Discret au début, brutal à la fin : le cancer du pancréas est souvent diagnostiqué tardivement, ce qui en fait l’un des plus redoutables. En France, il est responsable de plus de 11 000 décès par an selon Santé Publique France. S’il reste moins fréquent que d’autres cancers, sa mortalité est extrêmement élevée, avec un taux de survie à cinq ans inférieur à 10 %.
Parmi les causes du cancer du pancréas déjà bien identifiées : le tabac, l’alcool, le surpoids, l’âge, ou encore le diabète.
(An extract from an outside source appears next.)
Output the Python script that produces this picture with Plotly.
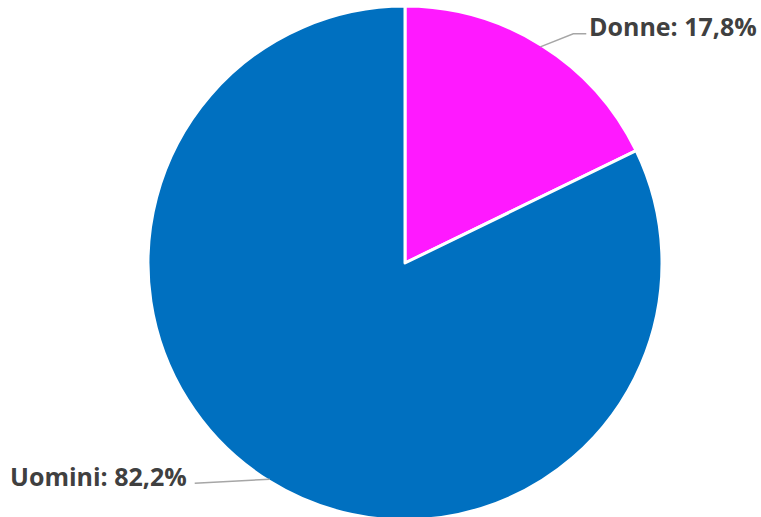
import math
import plotly.graph_objects as go

labels = ["Donne", "Uomini"]
values = [17.8, 82.2]
value_text = ["17,8%", "82,2%"]
colors = ["#FF19FF", "#0070C0"]

W, H = 761, 525
cx, cy, R = 405, 263, 255
RD = R + 2  # plotly draws slightly inside its domain

fig = go.Figure(go.Pie(
    labels=labels, values=values, sort=False, direction="clockwise", rotation=0,
    marker=dict(colors=colors, line=dict(color="white", width=3)),
    textinfo="none", hoverinfo="label+percent", showlegend=False,
    domain=dict(x=[(cx - RD) / W, (cx + RD) / W],
                y=[1 - (cy + RD) / H, 1 - (cy - RD) / H]),
))

def px(x, y):
    return x / W, 1 - y / H

shapes, annos = [], []
total = sum(values)
cum = 0
for i, (lab, v, vt) in enumerate(zip(labels, values, value_text)):
    mid = (cum + v / 2) / total * 2 * math.pi
    cum += v
    sx, sy = cx + R * math.sin(mid), cy - R * math.cos(mid)
    if math.sin(mid) >= 0:
        bx, by = sx + 33, sy - 13
        ex, ey = bx + 13, by
        tx, anchor = ex + 1, "left"
        ty = by - 8
    else:
        bx, by = sx - 75, sy + 4
        ex, ey = bx, by
        tx, anchor = ex - 6, "right"
        ty = by - 7
    p0, p1, p2 = px(sx, sy), px(bx, by), px(ex, ey)
    shapes.append(dict(type="path", xref="paper", yref="paper",
                       path=f"M {p0[0]} {p0[1]} L {p1[0]} {p1[1]} L {p2[0]} {p2[1]}",
                       line=dict(color="#A6A6A6", width=1.5)))
    t = px(tx, ty)
    annos.append(dict(x=t[0], y=t[1], xref="paper", yref="paper", showarrow=False,
                      xanchor=anchor, yanchor="middle",
                      text=f"<b>{lab}: {vt}</b>",
                      font=dict(family="Open Sans", size=25, color="#404040")))

fig.update_layout(width=W, height=H, margin=dict(l=0, r=0, t=0, b=0),
                  paper_bgcolor="white", plot_bgcolor="white",
                  shapes=shapes, annotations=annos)
fig.write_html("out.html", config={"displayModeBar": False},
               post_script="document.body.style.margin='0';")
Mais un nouvel acteur s’invite à la table des suspects : les pesticides.
L’usage de pesticides, un ennemi qui monte en puissance
Une étude épidémiologique française qui fait mouche
C’est une équipe de chercheurs français, épaulée par Santé publique France, qui a analysé pas moins de 134 102 cas d’adénocarcinome pancréatique entre 2011 et 2021. Leurs travaux, publiés dans la revue European Journal of Epidemiology, ont comparé la répartition géographique de ces cas avec les quantités de pesticides vendues par commune sur la même période.
Résultat ? Dans les zones où l’usage des pesticides a augmenté de 2,6 kg par hectare en onze ans, le risque de développer un cancer du pancréas a bondi de 1,3 %. Pas de panique immédiate : ce chiffre peut sembler faible, mais il est statistiquement significatif et surtout très parlant à l’échelle d’une population.
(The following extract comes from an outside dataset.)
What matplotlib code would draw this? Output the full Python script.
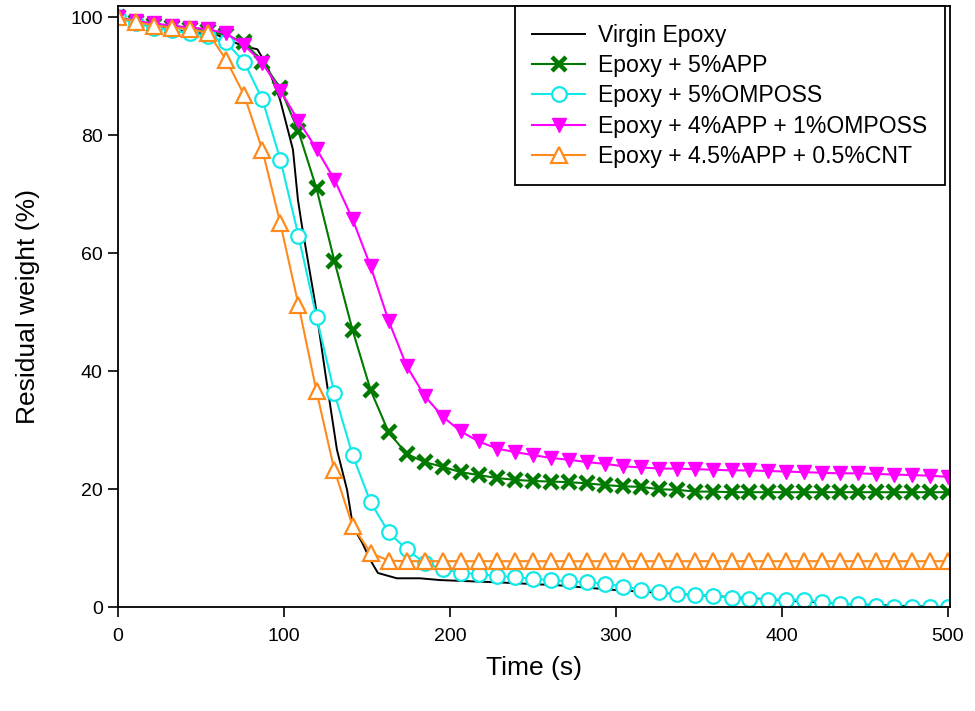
import matplotlib
matplotlib.use("Agg")
import matplotlib.pyplot as plt

plt.rcParams['font.family'] = ['Liberation Sans', 'DejaVu Sans']

# sampling times of the marker series (s)
time_s = [0, 10.9, 21.7, 32.6, 43.5, 54.3, 65.2, 76.1, 87.0, 97.8,
          108.7, 119.6, 130.4, 141.3, 152.2, 163.0, 173.9, 184.8, 195.7, 206.5,
          217.4, 228.3, 239.1, 250.0, 260.9, 271.7, 282.6, 293.5, 304.3, 315.2,
          326.1, 337.0, 347.8, 358.7, 369.6, 380.4, 391.3, 402.2, 413.0, 423.9,
          434.8, 445.7, 456.5, 467.4, 478.3, 489.1, 500.0]

# virgin epoxy (plain line)
virgin_t = [0, 20, 40, 60, 75, 84, 90, 97.6, 105.4, 108.4, 110.8, 118.7, 125,
            131.9, 138, 141.6, 147, 152, 156.6, 168, 182, 194, 230, 266, 300,
            370, 441, 500]
virgin_w = [100, 98.8, 97.6, 97.0, 95.2, 94.6, 91.7, 86.1, 77.6, 69.1, 64.7,
            51.7, 39.5, 26.7, 19.9, 13.6, 11.0, 8.0, 5.8, 4.9, 4.9, 4.6, 4.2,
            3.7, 2.9, 1.7, 0.5, 0.0]

app5 = [100, 99.2, 98.8, 98.4, 98.0, 97.7, 97.0, 95.8, 92.5, 88.0,
        80.7, 71.0, 58.7, 47.0, 36.8, 29.7, 26.0, 24.6, 23.8, 22.9,
        22.4, 21.9, 21.6, 21.4, 21.3, 21.2, 21.0, 20.7, 20.5, 20.4,
        20.0, 19.9, 19.6, 19.6, 19.5, 19.5, 19.5, 19.5, 19.5, 19.5,
        19.5, 19.5, 19.5, 19.5, 19.5, 19.5, 19.5]

omposs5 = [100, 99.0, 98.3, 97.8, 97.3, 96.9, 95.8, 92.4, 86.1, 75.9,
           63.0, 49.2, 36.3, 25.8, 17.8, 12.7, 9.8, 7.5, 6.5, 5.8,
           5.6, 5.3, 5.1, 4.8, 4.6, 4.4, 4.2, 4.0, 3.5, 3.0,
           2.6, 2.3, 2.1, 1.9, 1.6, 1.4, 1.3, 1.3, 1.2, 0.9,
           0.6, 0.5, 0.2, 0.1, 0.0, 0.0, 0.1]

app4_omposs1 = [100, 99.4, 99.0, 98.6, 98.3, 98.0, 97.3, 95.3, 92.3, 87.6,
                82.5, 77.7, 72.5, 65.8, 57.8, 48.6, 40.9, 35.8, 32.3, 29.8,
                28.1, 26.9, 26.3, 25.8, 25.3, 25.0, 24.6, 24.3, 23.9, 23.7,
                23.5, 23.5, 23.4, 23.3, 23.2, 23.2, 23.1, 23.0, 22.9, 22.8,
                22.7, 22.7, 22.6, 22.5, 22.4, 22.3, 22.1]

app45_cnt05 = [100, 99.3, 98.6, 98.3, 98.0, 97.4, 92.8, 86.8, 77.5, 65.1,
               51.3, 36.6, 23.2, 13.8, 9.2, 7.9, 7.8, 7.8, 7.8, 7.8,
               7.8, 7.8, 7.8, 7.8, 7.8, 7.8, 7.8, 7.8, 7.8, 7.8,
               7.8, 7.8, 7.8, 7.8, 7.8, 7.8, 7.8, 7.8, 7.8, 7.8,
               7.8, 7.8, 7.8, 7.8, 7.8, 7.8, 7.8]

labels = ["Virgin Epoxy", "Epoxy + 5%APP", "Epoxy + 5%OMPOSS",
          "Epoxy + 4%APP + 1%OMPOSS", "Epoxy + 4.5%APP + 0.5%CNT"]

fig = plt.figure(figsize=(9.75, 7.11), dpi=100)
ax = fig.add_axes([0.121, 0.146, 0.853, 0.846])

ax.plot(virgin_t, virgin_w, color="black", lw=1.4, label=labels[0])
ax.plot(time_s, app5, color="#007a00", lw=1.5, marker="x", ms=10, mew=3.2,
        label=labels[1])
ax.plot(time_s, omposs5, color="#11e8e8", lw=1.5, marker="o", ms=10.5,
        mfc="white", mew=1.6, label=labels[2])
ax.plot(time_s, app4_omposs1, color="#ff00ff", lw=1.5, marker="v", ms=10.5,
        label=labels[3])
ax.plot(time_s, app45_cnt05, color="#ff8a1c", lw=1.5, marker="^", ms=11,
        mfc="white", mew=1.6, label=labels[4])

ax.set_xlim(0, 501)
ax.set_ylim(0, 102)
ax.set_xticks([0, 100, 200, 300, 400, 500])
ax.set_yticks([0, 20, 40, 60, 80, 100])
ax.tick_params(direction="out", length=7, width=1.2, labelsize=14)
ax.tick_params(axis="x", pad=8)
ax.tick_params(axis="y", pad=4)
for sp in ax.spines.values():
    sp.set_linewidth(1.3)

ax.set_xlabel("Time (s)", fontsize=19, labelpad=8)
ax.set_ylabel("Residual weight (%)", fontsize=19, labelpad=22)

leg = ax.legend(loc="upper right", bbox_to_anchor=(0.994, 0.999),
                borderaxespad=0, fontsize=16.6, fancybox=False,
                edgecolor="black", framealpha=1, numpoints=1,
                handlelength=2.3, handletextpad=0.56, labelspacing=0.32,
                borderpad=0.75)
leg.get_frame().set_linewidth(1.3)

fig.savefig("out.png", dpi=100)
Les pesticides dans le viseur : glyphosate, mancozèbe et soufre
Parmi les substances suspectées, on retrouve quelques noms tristement célèbres. Le glyphosate, par exemple, est déjà classé comme “probablement cancérogène” pour l’humain par le Centre international de recherche sur le cancer (CIRC).
Le mancozèbe, utilisé dans les cultures de pommes de terre ou de vignes, est également pointé du doigt pour ses effets potentiellement toxiques. Quant au soufre pulvérisé, souvent utilisé en agriculture biologique, il n’est pas exempt d’interrogations.
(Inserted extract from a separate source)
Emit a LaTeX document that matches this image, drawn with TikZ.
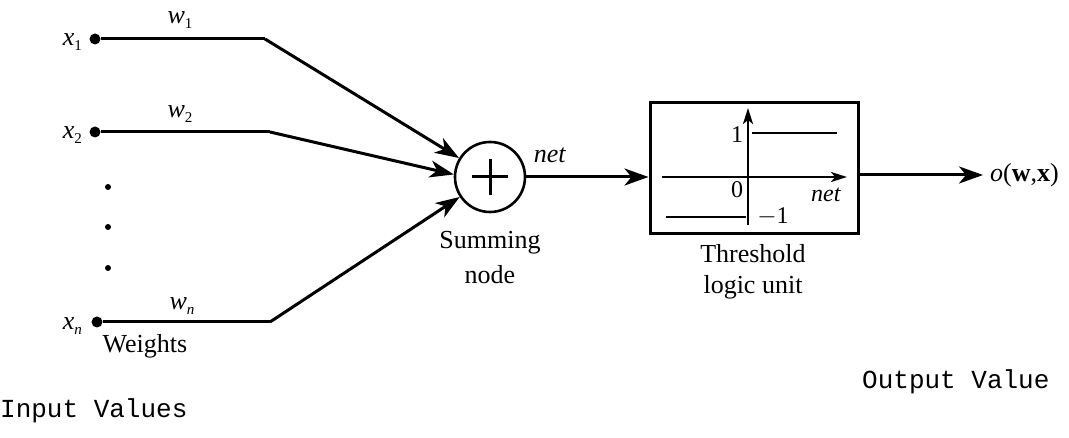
\documentclass[tikz,border=0pt]{standalone}
\usepackage{fontspec}
\setmainfont{Liberation Serif}
\setmonofont{Liberation Mono}
\usetikzlibrary{arrows.meta,calc}
\newcommand{\lbl}[2]{\textit{#1}\raisebox{-0.35ex}{\fontsize{15}{15}\selectfont #2}}
\begin{document}
\begin{tikzpicture}[x=1pt,y=-1pt,
  wire/.style={line width=3pt},
  arr/.style={wire,-{Stealth[length=24pt,width=17pt,inset=7pt]}},
  thin arr/.style={line width=2.4pt,-{Stealth[length=16pt,width=10pt,inset=4pt]}},
  indot/.style={circle,fill,inner sep=0pt,minimum size=11pt},
  vdot/.style={circle,fill,inner sep=0pt,minimum size=6pt},
  txt/.style={font=\fontsize{26}{30}\selectfont,inner sep=0pt},
  small/.style={font=\fontsize{24}{28}\selectfont,inner sep=0pt},
  mono/.style={font=\fontsize{26}{30}\selectfont\ttfamily,inner sep=0pt}]
\useasboundingbox (0,0) rectangle (1069,438);

% inputs
\node[indot] (i1) at (95,39) {};
\node[indot] (i2) at (95,132) {};
\node[indot] (in) at (97,322) {};
\node[vdot] (d1) at (108,187) {};
\node[vdot] (d2) at (108,227) {};
\node[vdot] (d3) at (108,268) {};
\node[txt,anchor=east] (x1) at (82,42) {\lbl{x}{1}};
\node[txt,anchor=east] (x2) at (82,135) {\lbl{x}{2}};
\node[txt,anchor=east] (xn) at (82,326) {\lbl{x}{\textit{n}}};

% weight bends
\coordinate (k1) at (265,39);
\coordinate (k2) at (270,132);
\coordinate (kn) at (270,322);
\node[txt] (w1) at (180,20) {\lbl{w}{1}};
\node[txt] (w2) at (180,114) {\lbl{w}{2}};
\node[txt] (wn) at (182,306) {\lbl{w}{\textit{n}}};
\node[txt] (weights) at (145,346) {Weights};

% summing node
\node[circle,draw,line width=2.6pt,minimum size=70pt,inner sep=0pt] (sum) at (490,177) {};
\draw[line width=3pt] ($(sum.center)+(-18,0)$) -- ++(36,0);
\draw[line width=3pt] ($(sum.center)+(0,-18)$) -- ++(0,36);
\node[txt] (sum1) at (490,243) {Summing};
\node[txt] (sum2) at (490,275) {node};

\draw[wire] (i1) -- (k1);
\draw[wire] (i2) -- (k2);
\draw[wire] (in) -- (kn);
\draw[arr] (k1) -- (sum);
\draw[arr] (k2) -- (sum.176);
\draw[arr] (kn) -- (sum);

% threshold logic unit
\node[draw,line width=3pt,minimum width=208pt,minimum height=131pt,inner sep=0pt] (tlu) at (754,168.5) {};
\draw[arr] (sum.east) -- (sum.east -| tlu.west);
\node[txt] (netin) at (550,155) {\textit{net}};
\coordinate (ax0) at (662,177);
\coordinate (ax1) at (847,177);
\coordinate (ay0) at (748,225);
\coordinate (ay1) at (748,108);
\draw[thin arr] (ax0) -- (ax1);
\draw[thin arr] (ay0) -- (ay1);
\coordinate (up0) at (752,133);
\coordinate (up1) at (837,133);
\coordinate (lo0) at (666,217);
\coordinate (lo1) at (746,217);
\draw[line width=2.4pt] (up0) -- (up1);
\draw[line width=2.4pt] (lo0) -- (lo1);
\node[small] (one) at (737,135) {1};
\node[small] (zero) at (737,190) {0};
\node[small] (mone) at (773,217) {$-$1};
\node[small] (netax) at (826,195) {\textit{net}};
\node[txt] (th1) at (753,254) {Threshold};
\node[txt] (th2) at (753,287) {logic unit};

% output
\coordinate (oend) at (983,175);
\draw[arr] (tlu.east |- oend) -- (oend);
\node[txt,anchor=west] (out) at (990,175) {\textit{o}(\textbf{w},\textbf{x})};

% captions
\node[mono,anchor=west] (inv) at (0,411) {Input Values};
\node[mono,anchor=west] (outv) at (862,382) {Output Value};
\end{tikzpicture}
\end{document}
Une corrélation, mais pas (encore) une causalité
Les auteurs de l’étude insistent : il ne s’agit pas ici de prouver que les pesticides causent directement le cancer du pancréas. Mais cette corrélation géographique forte est un « signal » suffisamment alarmant pour justifier des recherches plus poussées. En clair, on n’a pas encore attrapé le coupable, mais on a trouvé de gros indices dans sa poche.
Le lien entre environnement et santé est complexe. Les chercheurs appellent donc à mener des études complémentaires, cette fois à l’échelle individuelle, pour comprendre les mécanismes biologiques qui pourraient lier l’exposition chronique aux pesticides et l’apparition du cancer du pancréas.
Pourquoi c’est (très) préoccupant pour la France
La France détient un triste record : elle est le premier utilisateur de pesticides en Europe, avec plus de 66 000 tonnes de produits achetés en 2022 selon le ministère de l’Agriculture. Autant dire que les enjeux de santé publique sont considérables.
Si l’hypothèse se confirme, cela pourrait remettre en question une partie de notre modèle agricole. Les agriculteurs sont d’ailleurs les premiers concernés : ils sont en contact quotidien avec ces substances, parfois sans protection suffisante, et font déjà partie des populations les plus exposées à certains cancers, dont celui du pancréas.
À SAVOIR
Selon une étude de l’INERIS et de l’ANSES publiée en 2023, des traces de pesticides pourtant interdits depuis des années, comme le DDT ou le lindane, sont encore régulièrement détectées dans les sols agricoles français. Ces substances, très persistantes, continuent d’exposer les populations rurales sur le long terme.